Spring 2015 News & Analysis
Health Insurance Reform
On March 4, 2015, the United States Supreme Court will hear oral arguments in the consolidated appeal in King v. Burwell. This is one of the many legal cases brought over the past five years challenging the constitutionality and legality of various aspects of the Affordable Care Act. The Supreme Court upheld the constitutionality of the individual coverage mandate in a prior ruling in 2012. The King case attacks the mandate from an entirely different perspective, arguing that express language in the ACA limits the availability of premium tax credits to health policies purchased exclusively through on-line markets established by the states, rather than Healthcare.gov, the federal government’s health care exchange. If this interpretation prevails, 87% of the six and one half million consumers who purchase subsidized coverage through the federal exchange will likely be unable to afford those premiums without the tax credits. This will allow them to claim an unaffordability exemption from the individual mandate, and the individual and small group health insurance markets will be significantly affected. Republican leadership in Congress has announced that a decision against the availability of tax credits in the primary marketplace will be leveraged to replace the Affordable Care Act with a Republican solution to unaffordable and inaccessible health care for middle class Americans.
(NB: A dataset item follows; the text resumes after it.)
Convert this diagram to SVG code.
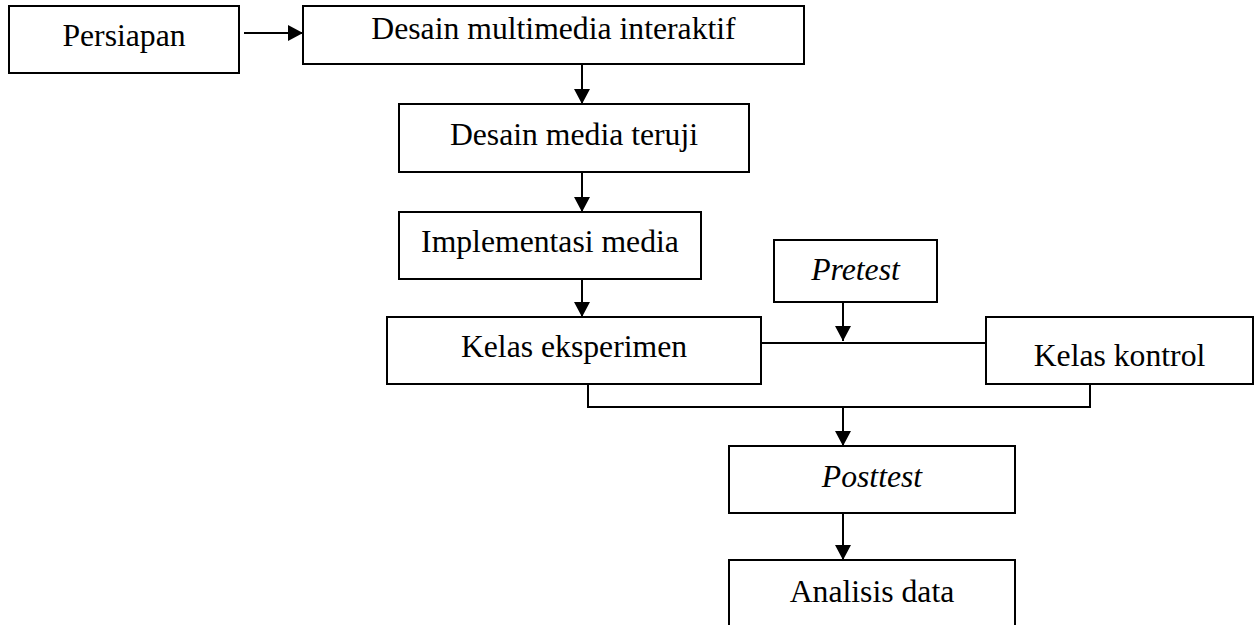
<svg xmlns="http://www.w3.org/2000/svg" width="1257" height="625" viewBox="0 0 1257 625">
<style>
.box{fill:#fff;stroke:#000;stroke-width:2}
.t{font-family:"Liberation Serif","Times New Roman",serif;font-size:31.7px;fill:#000;text-anchor:middle}
.i{font-style:italic}
.c{fill:none;stroke:#000;stroke-width:2}
</style>
<defs>
<marker id="ah" markerUnits="userSpaceOnUse" markerWidth="15" markerHeight="16" refX="15" refY="8" orient="auto">
<path d="M0,0 L15,8 L0,16 z" fill="#000"/>
</marker>
</defs>
<rect width="1257" height="625" fill="#fff"/>
<g id="connectors">
<line class="c" x1="244" y1="33" x2="303" y2="33" marker-end="url(#ah)"/>
<line class="c" x1="582" y1="64" x2="582" y2="104" marker-end="url(#ah)"/>
<line class="c" x1="582" y1="172" x2="582" y2="212" marker-end="url(#ah)"/>
<line class="c" x1="582" y1="279" x2="582" y2="317" marker-end="url(#ah)"/>
<line class="c" x1="761" y1="343" x2="986" y2="343"/>
<line class="c" x1="843" y1="302" x2="843" y2="341" marker-end="url(#ah)"/>
<path class="c" d="M588,384 V407 H1090 V384"/>
<line class="c" x1="843" y1="407" x2="843" y2="446" marker-end="url(#ah)"/>
<line class="c" x1="843" y1="513" x2="843" y2="560" marker-end="url(#ah)"/>
</g>
<g id="persiapan"><rect class="box" x="9" y="6" width="230" height="67"/><text class="t" x="124" y="46">Persiapan</text></g>
<g id="desain-multimedia"><rect class="box" x="303" y="6" width="501" height="58"/><text class="t" x="553.5" y="39">Desain multimedia interaktif</text></g>
<g id="desain-media"><rect class="box" x="399" y="104" width="350" height="68"/><text class="t" x="574" y="145">Desain media teruji</text></g>
<g id="implementasi"><rect class="box" x="399" y="212" width="302" height="67"/><text class="t" x="550" y="252">Implementasi media</text></g>
<g id="pretest"><rect class="box" x="774" y="240" width="163" height="62"/><text class="t i" x="855.5" y="280">Pretest</text></g>
<g id="kelas-eksperimen"><rect class="box" x="387" y="317" width="374" height="67"/><text class="t" x="574" y="357">Kelas eksperimen</text></g>
<g id="kelas-kontrol"><rect class="box" x="986" y="317" width="267" height="67"/><text class="t" x="1119.5" y="366">Kelas kontrol</text></g>
<g id="posttest"><rect class="box" x="729" y="446" width="286" height="67"/><text class="t i" x="872" y="487">Posttest</text></g>
<g id="analisis"><rect class="box" x="729" y="560" width="286" height="90"/><text class="t" x="872" y="602">Analisis data</text></g>
</svg>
According to the Department of Health and Human Services in 2015, 87% of individuals enrolling in individual and small group health policies through Healthcare. gov, the website established by the federal government to offer subsidized product in 34 of the 50 states, qualify for advance premium tax credits. Six and one half million individuals have enrolled through this site for coverage in 2015, and premium assistance on average covers about 72% of their monthly premiums , or about $268 per month.
Cyber Security Risk
On February 4, 2015, Anthem, one of the largest publicly traded health insurers in America, suffered a cyber- security incident in which 80,000,000 current and former enrollees’ data was hacked. The hackers obtained access to enrollee names, birthdates, social security numbers, addresses and employment data. Several class actions have been filed by current and former insureds, seeking damages related to the inadequacy of Anthem’s security practices. A Congressional inquiry has been initiated by the Senate HELP Committee, seeking information regarding the security of health information technology generally and the preparedness of the health industry for cyber threats. Anthem has responded with the standard offer of two years of free credit monitoring and identity theft protection services for those affected by the breach.
Predictive Modeling within the Insurance Industry
A recently released study conducted by consultant Towers Watson noted that property and casualty insurers are increasingly moving towards predictive modeling for risk selection, rating and product pricing. Given the perceived value and link to greater profitability, Towers Watson suggests that the models are likely to be extended to evaluation of the potential for fraud or litigation or for the purpose of establishing targeted product marketing. Despite widespread adoption and the perception of value added by application of the modeling techniques, only about two thirds of all U.S. and Canadian insurers surveyed incorporate predictive modeling in their business operations. For those that are not so data driven, they claim that access to data and data warehousing constrain their ability to adopt this form of analysis that enhances rate accuracy, loss ratios and profitability.